3.2.2.3. Excel#

Microsoft Excel is one of the oldest and most widely used spreadsheet tools. While Excel files may resemble CSV files visually, they are far more powerful in functionality.

Unlike CSVs, Excel files are binary file formats (not plain text) and typically have extensions like .xls or .xlsx. An Excel file can:

  • Contain multiple sheets

  • Support formulas, charts, and formatting

  • Include macros (VBA) for automation

Due to its widespread use in non-technical and business environments, datasets are often shared in Excel format.
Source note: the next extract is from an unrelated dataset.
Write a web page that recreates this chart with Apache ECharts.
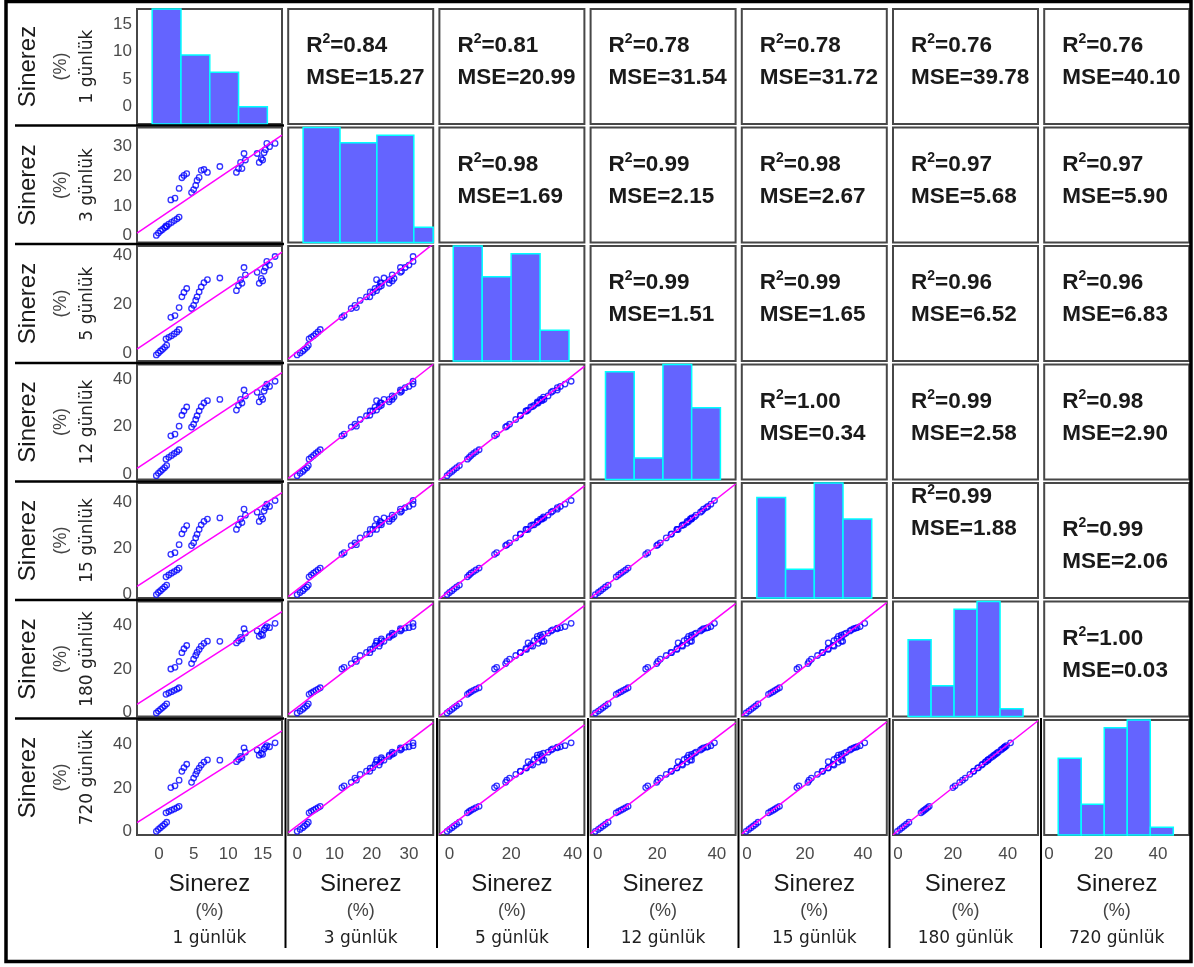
<!DOCTYPE html>
<html>
<head>
<meta charset="utf-8">
<title>Sinerez plotmatrix</title>
<script src="https://cdn.jsdelivr.net/npm/echarts@6/dist/echarts.min.js"></script>
<style>
  html, body { margin: 0; padding: 0; background: #fff; }
  #main { width: 1194px; height: 967px; }
</style>
</head>
<body>
<div id="main"></div>
<script>
// storage day labels (one variable each)
const dayLabels = ['1 günlük', '3 günlük', '5 günlük', '12 günlük', '15 günlük', '180 günlük', '720 günlük']

// sinerez (%) per sample
const day1 = [-0.4, -0.1, 0.2, 0.5, 0.8, 1.1, 1.0, 1.4, 1.8, 2.2, 2.6, 2.9, 1.7, 2.3, 2.9, 3.3, 3.6, 4.0,
  4.7, 5.0, 5.3, 5.5, 5.8, 6.1, 6.5, 7.0, 8.8, 11.2, 11.5, 11.8, 12.0, 12.3, 12.5,
  14.2, 14.5, 14.8, 15.0, 15.2, 15.4, 15.6, 16.0, 16.8]
const day3 = [0.0, 0.8, 1.5, 2.0, 2.6, 3.0, 3.2, 3.8, 4.4, 5.0, 5.6, 6.2, 12.0, 12.6, 15.9, 19.5, 20.3, 20.9,
  14.5, 15.5, 16.9, 18.6, 19.6, 22.0, 22.3, 21.3, 23.3, 21.3, 22.6, 24.7, 22.6, 27.7, 25.5,
  27.7, 24.7, 26.0, 25.5, 28.0, 29.0, 31.1, 30.0, 31.1]
const day5 = [-0.8, 0.0, 0.8, 1.5, 2.3, 3.2, 5.8, 6.4, 7.0, 7.8, 8.6, 9.6, 14.6, 15.3, 18.6, 23.0, 24.8, 26.4,
  18.2, 19.5, 21.5, 23.0, 25.0, 27.0, 28.8, 30.0, 30.7, 25.5, 27.5, 30.0, 28.5, 35.0, 32.0,
  33.0, 28.5, 30.5, 29.5, 33.5, 35.0, 37.5, 36.0, 39.5]
const day12 = [-0.8, 0.2, 1.0, 1.8, 2.6, 3.5, 6.2, 7.0, 7.8, 8.6, 9.4, 10.2, 16.1, 16.8, 20.2, 24.8, 26.6, 28.3,
  19.8, 21.0, 23.0, 24.6, 26.6, 28.5, 30.0, 31.0, 31.5, 27.0, 29.0, 31.5, 30.0, 35.5, 33.0,
  34.5, 30.5, 32.5, 31.5, 35.0, 36.5, 38.0, 37.0, 39.2]
const day15 = [-0.3, 0.6, 1.4, 2.2, 3.0, 3.8, 7.4, 8.2, 9.0, 9.7, 10.4, 11.2, 17.2, 17.9, 21.4, 26.1, 28.0, 29.7,
  21.0, 22.2, 24.3, 25.9, 28.0, 30.0, 31.5, 32.5, 33.0, 28.0, 30.0, 32.6, 31.0, 36.8, 34.2,
  35.5, 31.5, 33.5, 32.5, 36.0, 37.5, 39.0, 38.0, 40.6]
const day180 = [-0.2, 0.7, 1.5, 2.3, 3.1, 4.0, 8.4, 9.0, 9.6, 10.2, 10.8, 11.4, 20.0, 20.8, 23.5, 27.5, 29.3, 30.8,
  22.5, 24.5, 26.2, 27.6, 29.0, 30.5, 31.8, 32.8, 32.7, 32.0, 33.0, 34.5, 33.8, 38.5, 36.5,
  37.5, 35.0, 36.0, 35.5, 38.0, 38.8, 39.5, 39.0, 41.0]
const day720 = [-0.1, 0.8, 1.6, 2.4, 3.2, 4.1, 8.5, 9.1, 9.7, 10.3, 10.9, 11.5, 20.2, 21.0, 23.6, 27.7, 29.4, 31.0,
  22.6, 24.6, 26.3, 27.8, 29.2, 30.6, 32.0, 33.0, 32.9, 32.2, 33.2, 34.6, 34.0, 38.6, 36.6,
  37.6, 35.2, 36.1, 35.6, 38.1, 38.9, 39.6, 39.1, 40.9]
const dayValues = [day1, day3, day5, day12, day15, day180, day720]

// axis limits and tick labels of each variable
const axisMin = [-3.2, -2.4, -3.3, -2.4, -1.8, -1.8, -1.8]
const axisMax = [17.8, 36.5, 43.8, 46.3, 48.2, 51, 51.5]
const tickValues = [[0, 5, 10, 15], [0, 10, 20, 30], [0, 20, 40], [0, 20, 40], [0, 20, 40], [0, 20, 40], [0, 20, 40]]

// diagonal histograms: first bin edge, bin width, counts
const histStart = [-1.0, 1.6, 1.2, 2.6, 3.4, 3.7, 3.35]
const histWidth = [4.17, 9.9, 9.4, 9.65, 9.9, 8.37, 8.46]
const histCounts = [[20, 12, 9, 3], [15, 13, 14, 2], [15, 11, 14, 4], [15, 3, 16, 10], [14, 4, 16, 11], [10, 4, 14, 15, 1], [10, 4, 14, 15, 1]]

// upper triangle statistics, row by row
const r2Values = [[0.84, 0.81, 0.78, 0.78, 0.76, 0.76], [0.98, 0.99, 0.98, 0.97, 0.97], [0.99, 0.99, 0.96, 0.96], [1.00, 0.99, 0.98], [0.99, 0.99], [1.00]]
const mseValues = [[15.27, 20.99, 31.54, 31.72, 39.78, 40.10], [1.69, 2.15, 2.67, 5.68, 5.90], [1.51, 1.65, 6.52, 6.83], [0.34, 2.58, 2.90], [1.88, 2.06], [0.03]]

// layout
const N = 7
const cellW = 145, cellH = 115
const cellX = c => 137 + c * 151.2
const cellY = r => 9 + r * 118.5
const FONT = 'Liberation Sans, Arial, sans-serif'
const textShift = {'4-5': -23, '4-6': 10}

function fitLine(xs, ys, x0, x1) {
  const n = xs.length
  let sx = 0, sy = 0, sxx = 0, sxy = 0
  for (let i = 0; i < n; i++) {
    sx += xs[i]; sy += ys[i]; sxx += xs[i] * xs[i]; sxy += xs[i] * ys[i]
  }
  const b = (n * sxy - sx * sy) / (n * sxx - sx * sx)
  const a = (sy - b * sx) / n
  return [[x0, a + b * x0], [x1, a + b * x1]]
}

let grids = [], xAxes = [], yAxes = [], series = [], graphics = []

for (let r = 0; r < N; r++) {
  for (let c = 0; c <= r; c++) {
    const gi = grids.length
    grids.push({
      left: cellX(c), top: cellY(r), width: cellW, height: cellH,
      show: true, backgroundColor: '#fff', borderColor: '#474747', borderWidth: 2,
      containLabel: false, outerBoundsMode: 'none'
    })
    const xi = xAxes.length
    xAxes.push({
      type: 'value', gridIndex: gi, min: axisMin[c], max: axisMax[c],
      axisLine: {show: false}, axisTick: {show: false}, splitLine: {show: false},
      axisLabel: {show: r === N - 1, customValues: tickValues[c], color: '#4a4a4a', fontSize: 17, fontFamily: FONT, margin: 11}
    })
    const yi = yAxes.length
    yAxes.push({
      type: 'value', gridIndex: gi, min: axisMin[r], max: axisMax[r],
      axisLine: {show: false}, axisTick: {show: false}, splitLine: {show: false},
      axisLabel: {show: c === 0, customValues: tickValues[r], color: '#4a4a4a', fontSize: 17, fontFamily: FONT, margin: 5}
    })
    if (r === c) {
      const counts = histCounts[r]
      const ci = yAxes.length
      yAxes.push({type: 'value', gridIndex: gi, min: 0, max: Math.max(...counts), show: false})
      const bins = counts.map((n, i) => [histStart[r] + i * histWidth[r], histStart[r] + (i + 1) * histWidth[r], n])
      series.push({
        type: 'custom', xAxisIndex: xi, yAxisIndex: ci, data: bins, silent: true,
        renderItem(params, api) {
          const p0 = api.coord([api.value(0), 0])
          const p1 = api.coord([api.value(1), api.value(2)])
          const cs = params.coordSys
          const rect = echarts.graphic.clipRectByRect(
            {x: p0[0], y: p1[1], width: p1[0] - p0[0], height: p0[1] - p1[1]},
            {x: cs.x, y: cs.y, width: cs.width, height: cs.height})
          return rect && {type: 'rect', shape: rect, style: {fill: '#6464ff', stroke: '#00ffff', lineWidth: 1.5}}
        }
      })
    } else {
      const xs = dayValues[c], ys = dayValues[r]
      series.push({
        type: 'scatter', xAxisIndex: xi, yAxisIndex: yi, silent: true,
        data: xs.map((v, i) => [v, ys[i]]),
        symbol: 'circle', symbolSize: 5.5,
        itemStyle: {color: 'rgba(0,0,0,0)', borderColor: '#0000ff', borderWidth: 1.3}
      })
      series.push({
        type: 'line', xAxisIndex: xi, yAxisIndex: yi, silent: true, clip: true,
        data: fitLine(xs, ys, axisMin[c], axisMax[c]),
        symbol: 'none', lineStyle: {color: '#ff00ff', width: 1.5}, z: 3
      })
    }
  }
}

// upper triangle: boxes with R2 / MSE
for (let r = 0; r < N - 1; r++) {
  for (let c = r + 1; c < N; c++) {
    graphics.push({
      type: 'rect', shape: {x: cellX(c), y: cellY(r), width: cellW, height: cellH},
      style: {fill: '#fff', stroke: '#474747', lineWidth: 2}
    })
    const k = c - r - 1
    const dy = textShift[r + '-' + c] || 0
    graphics.push({
      type: 'text', x: cellX(c) + 18, y: cellY(r) + 37 + dy,
      style: {
        text: '{a|R}{s|2}{a|=' + r2Values[r][k].toFixed(2) + '}',
        verticalAlign: 'middle',
        rich: {
          a: {fontFamily: FONT, fontWeight: 'bold', fontSize: 22.5, lineHeight: 27, fill: '#1a1a1a'},
          s: {fontFamily: FONT, fontWeight: 'bold', fontSize: 14, lineHeight: 27, verticalAlign: 'top', fill: '#1a1a1a'}
        }
      }
    })
    graphics.push({
      type: 'text', x: cellX(c) + 18, y: cellY(r) + 69 + dy,
      style: {
        text: 'MSE=' + mseValues[r][k].toFixed(2), verticalAlign: 'middle',
        font: 'bold 22.5px ' + FONT, fill: '#1a1a1a'
      }
    })
  }
}

// axis titles
for (let i = 0; i < N; i++) {
  const cy = cellY(i) + cellH / 2
  graphics.push({type: 'text', x: 28, y: cy, rotation: Math.PI / 2,
    style: {text: 'Sinerez', align: 'center', verticalAlign: 'middle', font: '24px ' + FONT, fill: '#1a1a1a'}})
  graphics.push({type: 'text', x: 61, y: cy, rotation: Math.PI / 2,
    style: {text: '(%)', align: 'center', verticalAlign: 'middle', font: '18px ' + FONT, fill: '#444'}})
  graphics.push({type: 'text', x: 88, y: cy, rotation: Math.PI / 2,
    style: {text: dayLabels[i], align: 'center', verticalAlign: 'middle', font: '17px DejaVu Sans', fill: '#222'}})

  const cx = cellX(i) + cellW / 2
  graphics.push({type: 'text', x: cx, y: 884,
    style: {text: 'Sinerez', align: 'center', verticalAlign: 'middle', font: '24px ' + FONT, fill: '#1a1a1a'}})
  graphics.push({type: 'text', x: cx, y: 911,
    style: {text: '(%)', align: 'center', verticalAlign: 'middle', font: '18px ' + FONT, fill: '#444'}})
  graphics.push({type: 'text', x: cx, y: 939,
    style: {text: dayLabels[i], align: 'center', verticalAlign: 'middle', font: '17px DejaVu Sans', fill: '#222'}})
}

// table rules of the pasted figure
const rowRules = [125.5, 244, 363, 481.5, 600, 718.5]
rowRules.forEach(y => graphics.push({type: 'line', shape: {x1: 15, y1: y, x2: 284, y2: y}, style: {stroke: '#000', lineWidth: 2.5}, z: 10}))
const colRules = [285.5, 437, 588, 738.5, 889.5, 1041]
colRules.forEach(x => graphics.push({type: 'line', shape: {x1: x, y1: 718, x2: x, y2: 948}, style: {stroke: '#000', lineWidth: 2}, z: 10}))
graphics.push({type: 'rect', shape: {x: 6, y: 1.5, width: 1185, height: 960}, style: {fill: 'none', stroke: '#000', lineWidth: 3.5}, z: 10})

const chart = echarts.init(document.getElementById('main'))
chart.setOption({
  animation: false,
  textStyle: {fontFamily: FONT},
  grid: grids,
  xAxis: xAxes,
  yAxis: yAxes,
  series: series,
  graphic: graphics
})
window.addEventListener('resize', () => chart.resize())
</script>
</body>
</html>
We can read and write Excel files using Pandas. To do so, you’ll need to install an Excel engine like openpyxl:

pip install openpyxl

Reading an Excel File#

Suppose we have an Excel file named example.xlsx and want to read a sheet called "Sheet1":

import pandas as pd

# Read a specific sheet from the Excel file
df = pd.read_excel("example.xlsx", sheet_name="Sheet1")
df.head()
Name Age Department Salary
0 Alice 30 Engineering 85000
1 Bob 25 Marketing 62000
2 Charlie 28 Sales 70000
3 Diana 35 Engineering 92000
4 Ethan 40 HR 78000

Writing a DataFrame to Excel#

You can also save a DataFrame to an Excel file with a custom sheet name:

# Write the DataFrame to an Excel file
df.to_excel("output.xlsx", sheet_name="Sheet2", index=False)

# Verify the Excel file
df2 = pd.read_excel("output.xlsx", sheet_name="Sheet2")
df2.head()
Name Age Department Salary
0 Alice 30 Engineering 85000
1 Bob 25 Marketing 62000
2 Charlie 28 Sales 70000
3 Diana 35 Engineering 92000
4 Ethan 40 HR 78000

This allows for easy integration with business tools and workflows that rely on Excel.